(Bantam)
$26.95
Review: Patrick Gower*
If you want to read about sex, drugs and shameless metaphors then Fierce Invalids Home from Hot Climates is the book for you.
But don't bother with Tom Robbins' seventh novel if you aren't prepared to put up with 440 pages of preaching and pontificating as the 1970s throwback laments today's social evils.
The fierce invalid - and protagonist extraordinaire - is Switters, a rogue CIA agent who has a penchant for teenage girls and dope of any description. Despite his devotion to the seamy side of life, including a hankering for anything in a nun's outfit, he pretty much rocks.
Switters isn't really an invalid, but after an early adventure in the South American jungle - he's there to liberate his grandmother's pet parrot, Sailor - he is hexed by a voodoo spell that will kill him if he lets his feet touch the ground. So he spends the rest of the time rolling around in a wheelchair, or occasionally on stilts, roaming the world, trying to shake the curse.
After amazing and unreconcilable plot twists, he ends up in the Middle East with a convent of defrocked Catholic nuns who are trying to convince the Pope of the worth of contraception, to "wrest free from the women's shoulders the boa of spermatoza."
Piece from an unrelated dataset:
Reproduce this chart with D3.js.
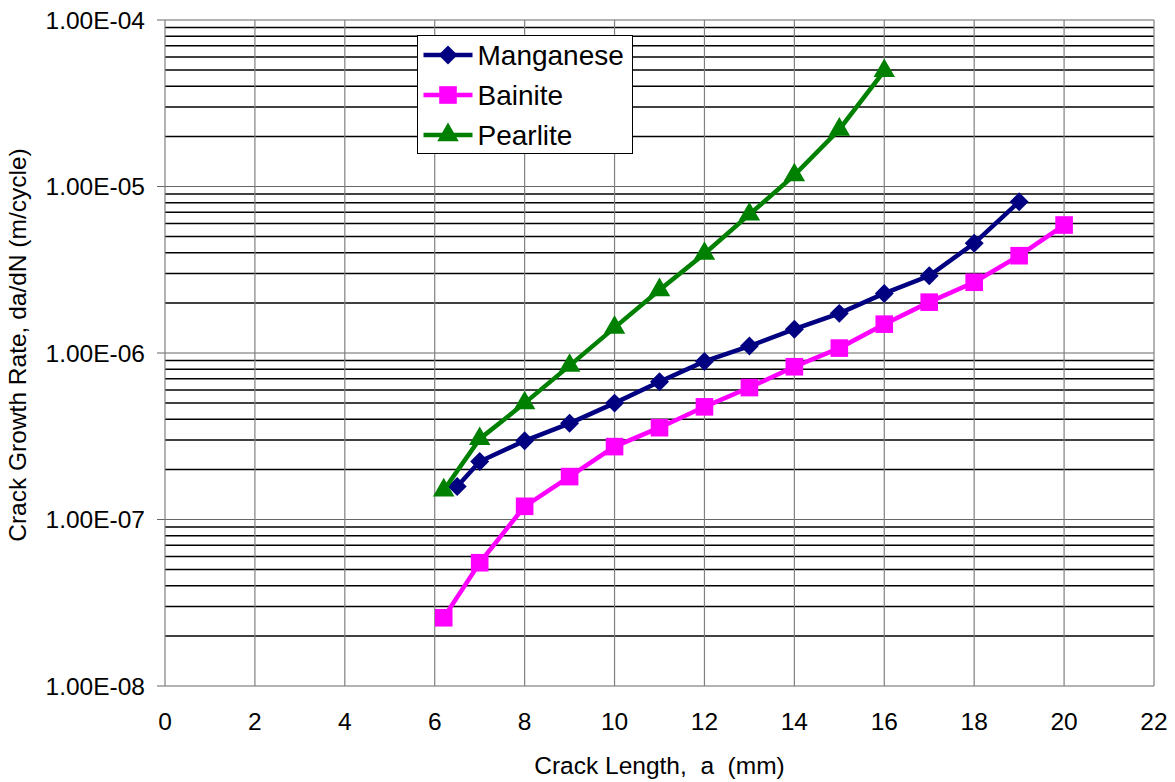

The loose ends, from Vatican brouhaha to Switters' torn heart, are eventually tied when his feet hit the ground.
Switters' untamed life endears him to the reader - how could you not love a man obsessed by Broadway tunes such as Send in the clowns? Send in the clowns, sure, but spare us the lectures. Enjoying Switters' dazzling and hilarious adventures comes at a cost - trawling through analogies more ambiguous (albeit a helluva lot funnier) than those in a cryptic crossword and being a captive audience as Robbins vents his spleen.
His whipping boys are consumerism, religion, sex, computers and all manner of social conventions. Readers will find their eyes glaze over as they battle with the tangled plot and suffocating diatribe.
If you can bring yourself to wade past the drivel and can read the book quickly enough to enjoy the humour for what it is - seriously warped - then there's plenty of fun to be had. But if you can't ... well, it's one of those books that will sit there, gathering dust. Not for the faint-hearted - or anyone with a short attention span.
* Patrick Gower is a Herald journalist.